Task brief> Repeat every line of the data exactly, but not the pictures.

Source data>
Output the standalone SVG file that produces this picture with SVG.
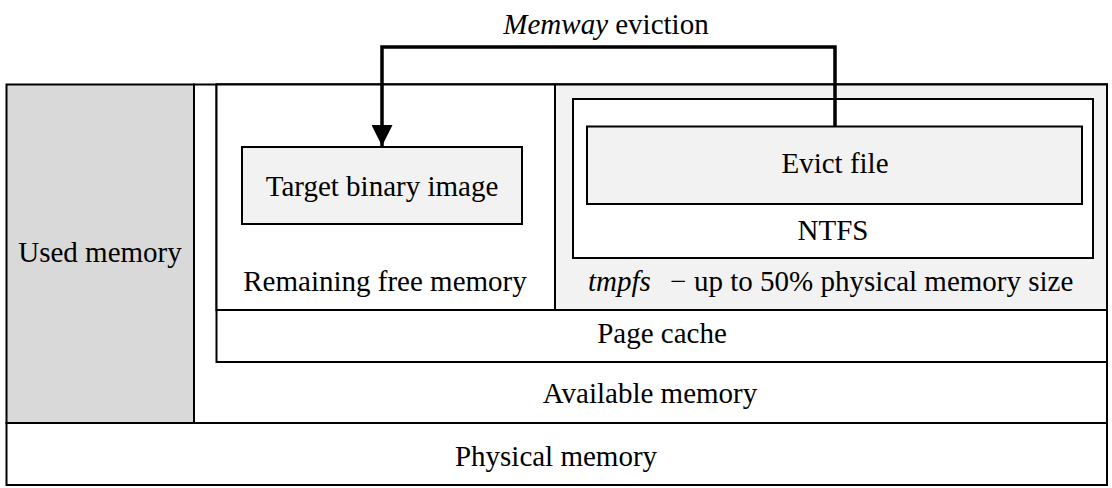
<svg xmlns="http://www.w3.org/2000/svg" width="1112" height="488" viewBox="0 0 1112 488">
<style>
.b{stroke:#000;stroke-width:2;}
.t{font-family:"Liberation Serif","Times New Roman",serif;font-size:29px;fill:#000;text-anchor:middle;}
.s{text-anchor:start;}
.i{font-style:italic;}
</style>
<defs>
<marker id="ah" markerWidth="21" markerHeight="21" refX="21" refY="10.5" orient="auto" markerUnits="userSpaceOnUse" viewBox="0 0 21 21">
<path d="M0,0 L21,10.5 L0,21 Z" fill="#000"/>
</marker>
</defs>
<rect width="1112" height="488" fill="#fff"/>
<g id="physical"><rect class="b" x="6.5" y="423" width="1100.5" height="62" fill="#fff"/><text class="t" x="556" y="466">Physical memory</text></g>
<g id="available"><rect class="b" x="194" y="84.5" width="913" height="338.5" fill="#fff"/><text class="t" x="650" y="403">Available memory</text></g>
<g id="used"><rect class="b" x="6.5" y="84.5" width="187.5" height="338.5" fill="#d9d9d9"/><text class="t" x="100" y="262">Used memory</text></g>
<g id="pagecache"><rect class="b" x="216.5" y="84.5" width="890.5" height="277.5" fill="#fff"/><text class="t" x="662" y="343">Page cache</text></g>
<g id="remaining"><rect class="b" x="216.5" y="84.5" width="338.5" height="225.5" fill="#fff"/><text class="t" x="385" y="291">Remaining free memory</text></g>
<g id="tmpfs"><rect class="b" x="555" y="84.5" width="552" height="225.5" fill="#f2f2f2"/><text class="t s" y="291"><tspan class="i" x="588">tmpfs</tspan><tspan x="670">−</tspan><tspan x="694">up to 50% physical memory size</tspan></text></g>
<g id="ntfs"><rect class="b" x="573" y="99" width="520" height="159" fill="#fff"/><text class="t" x="833" y="240">NTFS</text></g>
<g id="evict"><rect class="b" x="587" y="126.5" width="495" height="77.5" fill="#f2f2f2"/><text class="t" x="835" y="173">Evict file</text></g>
<g id="target"><rect class="b" x="242" y="147" width="280" height="77" fill="#f2f2f2"/><text class="t" x="382" y="196">Target binary image</text></g>
<g id="connectors">
<path d="M835,126 L835,47 L382,47 L382,146" fill="none" stroke="#000" stroke-width="3.5" marker-end="url(#ah)"/>
<text class="t" x="606" y="34"><tspan class="i">Memway</tspan> eviction</text>
</g>
</svg>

Task answer>
Output the standalone SVG file that produces this picture with SVG.
<svg xmlns="http://www.w3.org/2000/svg" width="1112" height="488" viewBox="0 0 1112 488">
<style>
.b{stroke:#000;stroke-width:2;}
.t{font-family:"Liberation Serif","Times New Roman",serif;font-size:29px;fill:#000;text-anchor:middle;}
.s{text-anchor:start;}
.i{font-style:italic;}
</style>
<defs>
<marker id="ah" markerWidth="21" markerHeight="21" refX="21" refY="10.5" orient="auto" markerUnits="userSpaceOnUse" viewBox="0 0 21 21">
<path d="M0,0 L21,10.5 L0,21 Z" fill="#000"/>
</marker>
</defs>
<rect width="1112" height="488" fill="#fff"/>
<g id="physical"><rect class="b" x="6.5" y="423" width="1100.5" height="62" fill="#fff"/><text class="t" x="556" y="466">Physical memory</text></g>
<g id="available"><rect class="b" x="194" y="84.5" width="913" height="338.5" fill="#fff"/><text class="t" x="650" y="403">Available memory</text></g>
<g id="used"><rect class="b" x="6.5" y="84.5" width="187.5" height="338.5" fill="#d9d9d9"/><text class="t" x="100" y="262">Used memory</text></g>
<g id="pagecache"><rect class="b" x="216.5" y="84.5" width="890.5" height="277.5" fill="#fff"/><text class="t" x="662" y="343">Page cache</text></g>
<g id="remaining"><rect class="b" x="216.5" y="84.5" width="338.5" height="225.5" fill="#fff"/><text class="t" x="385" y="291">Remaining free memory</text></g>
<g id="tmpfs"><rect class="b" x="555" y="84.5" width="552" height="225.5" fill="#f2f2f2"/><text class="t s" y="291"><tspan class="i" x="588">tmpfs</tspan><tspan x="670">−</tspan><tspan x="694">up to 50% physical memory size</tspan></text></g>
<g id="ntfs"><rect class="b" x="573" y="99" width="520" height="159" fill="#fff"/><text class="t" x="833" y="240">NTFS</text></g>
<g id="evict"><rect class="b" x="587" y="126.5" width="495" height="77.5" fill="#f2f2f2"/><text class="t" x="835" y="173">Evict file</text></g>
<g id="target"><rect class="b" x="242" y="147" width="280" height="77" fill="#f2f2f2"/><text class="t" x="382" y="196">Target binary image</text></g>
<g id="connectors">
<path d="M835,126 L835,47 L382,47 L382,146" fill="none" stroke="#000" stroke-width="3.5" marker-end="url(#ah)"/>
<text class="t" x="606" y="34"><tspan class="i">Memway</tspan> eviction</text>
</g>
</svg>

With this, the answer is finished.